__Written exercise__. The data below should be printed in full, exactly, and without any of its images.

__Provided data__.
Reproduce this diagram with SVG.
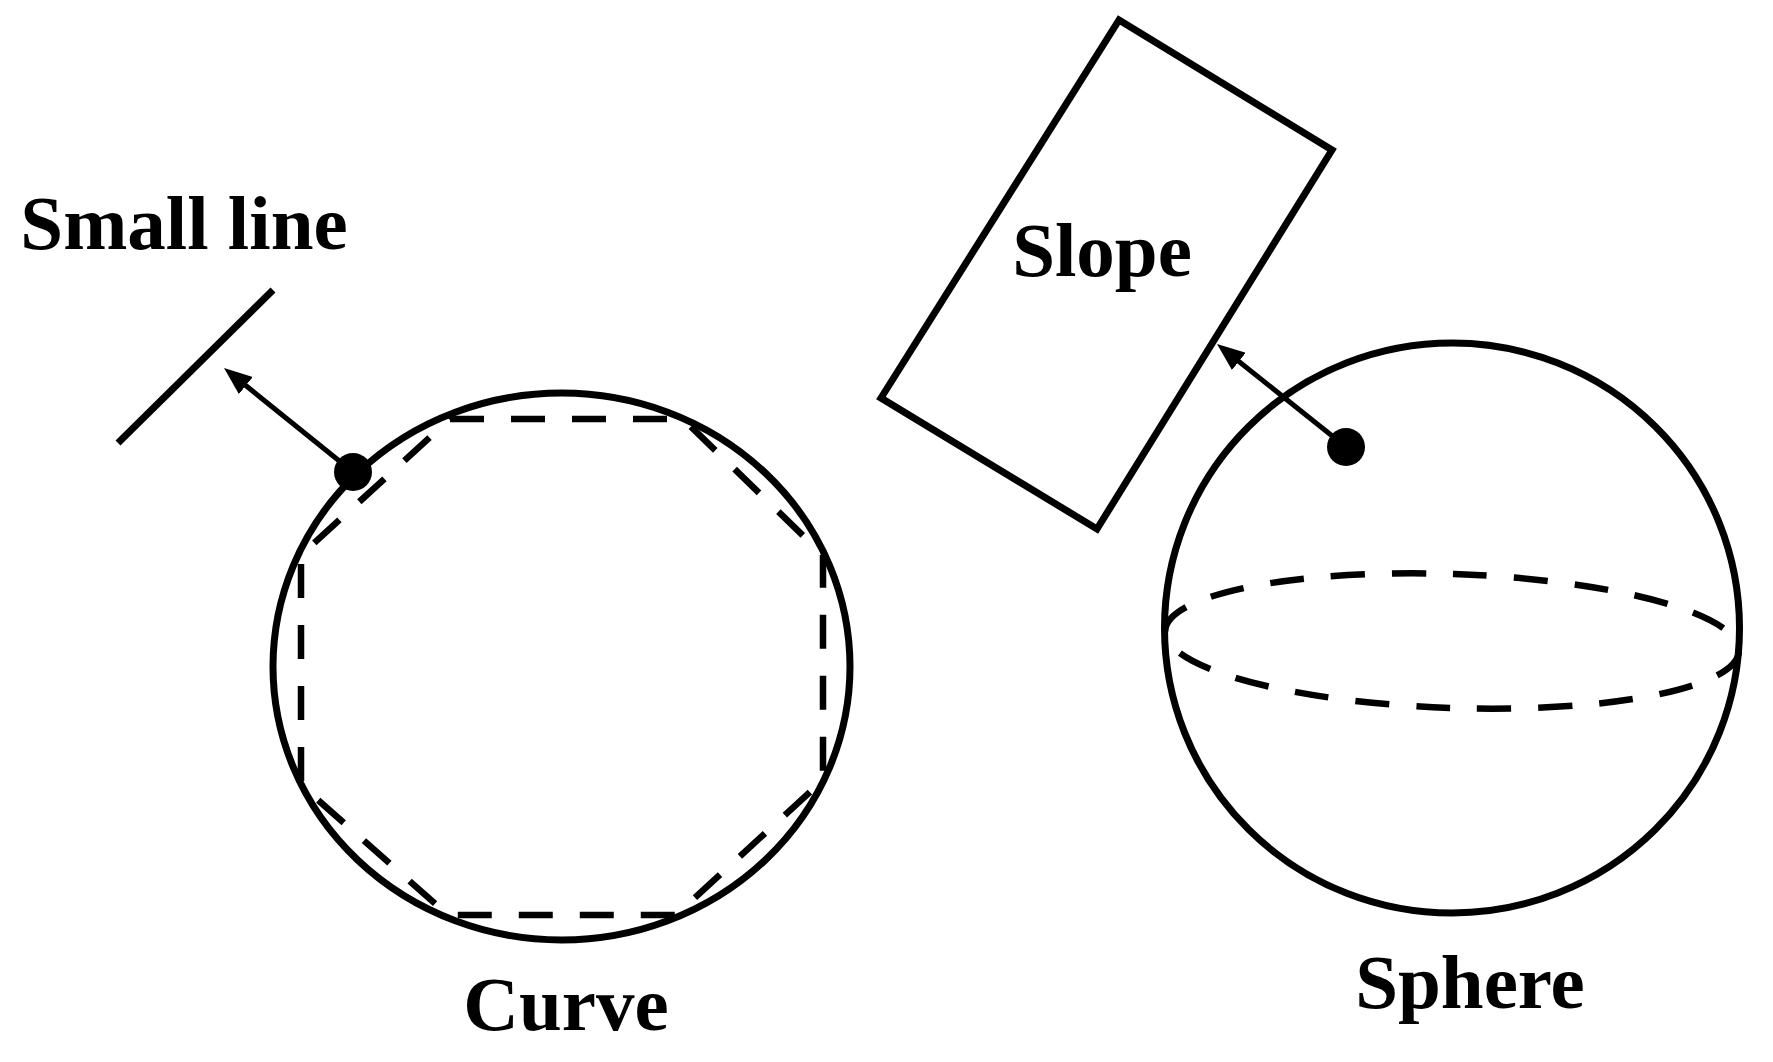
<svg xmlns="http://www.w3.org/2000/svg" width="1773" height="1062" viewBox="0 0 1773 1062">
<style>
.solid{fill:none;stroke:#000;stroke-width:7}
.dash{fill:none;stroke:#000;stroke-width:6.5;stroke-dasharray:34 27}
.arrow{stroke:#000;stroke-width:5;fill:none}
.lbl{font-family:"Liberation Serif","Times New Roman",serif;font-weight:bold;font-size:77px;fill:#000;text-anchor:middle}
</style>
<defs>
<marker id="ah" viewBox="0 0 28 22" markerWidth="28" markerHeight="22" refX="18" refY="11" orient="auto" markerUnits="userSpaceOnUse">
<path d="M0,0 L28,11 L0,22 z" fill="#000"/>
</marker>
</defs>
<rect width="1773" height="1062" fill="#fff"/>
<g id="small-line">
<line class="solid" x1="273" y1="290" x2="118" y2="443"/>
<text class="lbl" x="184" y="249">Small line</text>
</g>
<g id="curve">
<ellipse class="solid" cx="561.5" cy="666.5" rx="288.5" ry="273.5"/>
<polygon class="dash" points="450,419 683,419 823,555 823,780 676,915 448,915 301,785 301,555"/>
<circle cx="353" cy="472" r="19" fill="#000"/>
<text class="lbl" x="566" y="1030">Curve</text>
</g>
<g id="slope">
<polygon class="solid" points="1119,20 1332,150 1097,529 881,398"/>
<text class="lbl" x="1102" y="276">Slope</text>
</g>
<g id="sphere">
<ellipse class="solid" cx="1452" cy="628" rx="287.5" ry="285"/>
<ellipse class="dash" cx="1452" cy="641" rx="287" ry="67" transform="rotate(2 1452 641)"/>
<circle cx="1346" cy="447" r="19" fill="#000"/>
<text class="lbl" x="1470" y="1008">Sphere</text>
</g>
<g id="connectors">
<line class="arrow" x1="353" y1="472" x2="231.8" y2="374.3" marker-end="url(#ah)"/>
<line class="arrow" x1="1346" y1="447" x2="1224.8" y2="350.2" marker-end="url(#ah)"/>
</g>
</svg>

__Answer below__.
Reproduce this diagram with SVG.
<svg xmlns="http://www.w3.org/2000/svg" width="1773" height="1062" viewBox="0 0 1773 1062">
<style>
.solid{fill:none;stroke:#000;stroke-width:7}
.dash{fill:none;stroke:#000;stroke-width:6.5;stroke-dasharray:34 27}
.arrow{stroke:#000;stroke-width:5;fill:none}
.lbl{font-family:"Liberation Serif","Times New Roman",serif;font-weight:bold;font-size:77px;fill:#000;text-anchor:middle}
</style>
<defs>
<marker id="ah" viewBox="0 0 28 22" markerWidth="28" markerHeight="22" refX="18" refY="11" orient="auto" markerUnits="userSpaceOnUse">
<path d="M0,0 L28,11 L0,22 z" fill="#000"/>
</marker>
</defs>
<rect width="1773" height="1062" fill="#fff"/>
<g id="small-line">
<line class="solid" x1="273" y1="290" x2="118" y2="443"/>
<text class="lbl" x="184" y="249">Small line</text>
</g>
<g id="curve">
<ellipse class="solid" cx="561.5" cy="666.5" rx="288.5" ry="273.5"/>
<polygon class="dash" points="450,419 683,419 823,555 823,780 676,915 448,915 301,785 301,555"/>
<circle cx="353" cy="472" r="19" fill="#000"/>
<text class="lbl" x="566" y="1030">Curve</text>
</g>
<g id="slope">
<polygon class="solid" points="1119,20 1332,150 1097,529 881,398"/>
<text class="lbl" x="1102" y="276">Slope</text>
</g>
<g id="sphere">
<ellipse class="solid" cx="1452" cy="628" rx="287.5" ry="285"/>
<ellipse class="dash" cx="1452" cy="641" rx="287" ry="67" transform="rotate(2 1452 641)"/>
<circle cx="1346" cy="447" r="19" fill="#000"/>
<text class="lbl" x="1470" y="1008">Sphere</text>
</g>
<g id="connectors">
<line class="arrow" x1="353" y1="472" x2="231.8" y2="374.3" marker-end="url(#ah)"/>
<line class="arrow" x1="1346" y1="447" x2="1224.8" y2="350.2" marker-end="url(#ah)"/>
</g>
</svg>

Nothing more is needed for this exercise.